The Quest for Glory games had much more personality and humour in general than KQ, though I only played the first two. They’re among my all time faves still. The second originally came with a physical map of mazelike alleyways you have to navigate, so that’s cumbersome to deal with I guess. What’s neat about them aside from everything else is how they straddle the genres of adventure and rpg in a good way. Maybe not terribly deep for someone coming from the rpg side of things, but still. It works well + feels (or felt when playing years ago) natural

Little Big Adventure 1 + 2 are just very likable for some reason I can’t pinpoint. They feel like of a time when a lot was still up in the air when coming to terms with action-adventures in a “3D”-space (isometric, but also a clean polygonal look). But also just charming and odd.

Marshmallow Duel was the only shareware game I ever actually registered, though imo the full version broke the game by overloading it with features. Functionally it’s like a stripped down Outfoxies. Two player only, with no computer opponent. The moveset and the weapons/powers of the unregistered version work really well together and gives a lot of room for play and surprising turns.

Elastomania/Action Supercross: Action Supercross(commonly originally referred to as across) was already a phenomenon with tons of fanmade levels before it changed name to Elastomania and seemingly got even bigger.
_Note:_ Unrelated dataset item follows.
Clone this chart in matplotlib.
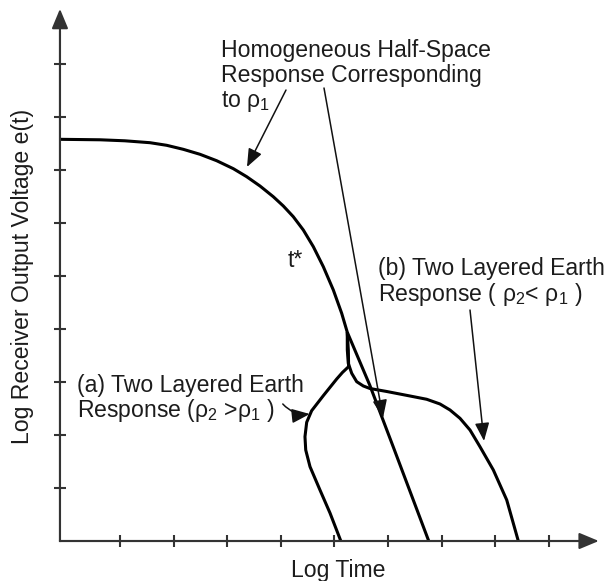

I think the Trials series which gained popularity some years ago was likely patterned after it, but Trials went a more realistic route. Elastomania(or across) was initially most notable for the ridiculous physics that nevertheless felt internally consistent, sort of like a cartoon. The goal is much like the Trackmania games to shave seconds off your time, with hitting the quick restart button just as much a part of the process as anything else.

Ugh! (1992) is a pedal driven helicopter taxi game set in some combination of stone age/jurassic etc. eras. Again a game that plays a lot with physics. You carry passengers from location to location, pick up boulders to drop on trees for fruit/fuel or on dinosaurs to stun them so you can get a window for picking up a fare without getting rammed. There’s nuance that comes into play like maneuvering just right to get a time bonus while being careful not to knock into anything and lose a life; Landing quickly nearby a passenger being careful not to touch them and knocking them in the water(Being quick to land in the water so they can swim to your helicopter before they drown if you do); Building momentum enough to dunk the helicopter under a passage filled with water, etc. There a similar earlier game called Space Taxi that I haven’t played, but the physics of Ugh! feels very good.

The Commander Keen series are good, though the last three are noticably smoother to play than the first three. Keen Dreams is sort of an inbetween that’s still closer to the last three. The Fourth is the most diverse in environments and my fave.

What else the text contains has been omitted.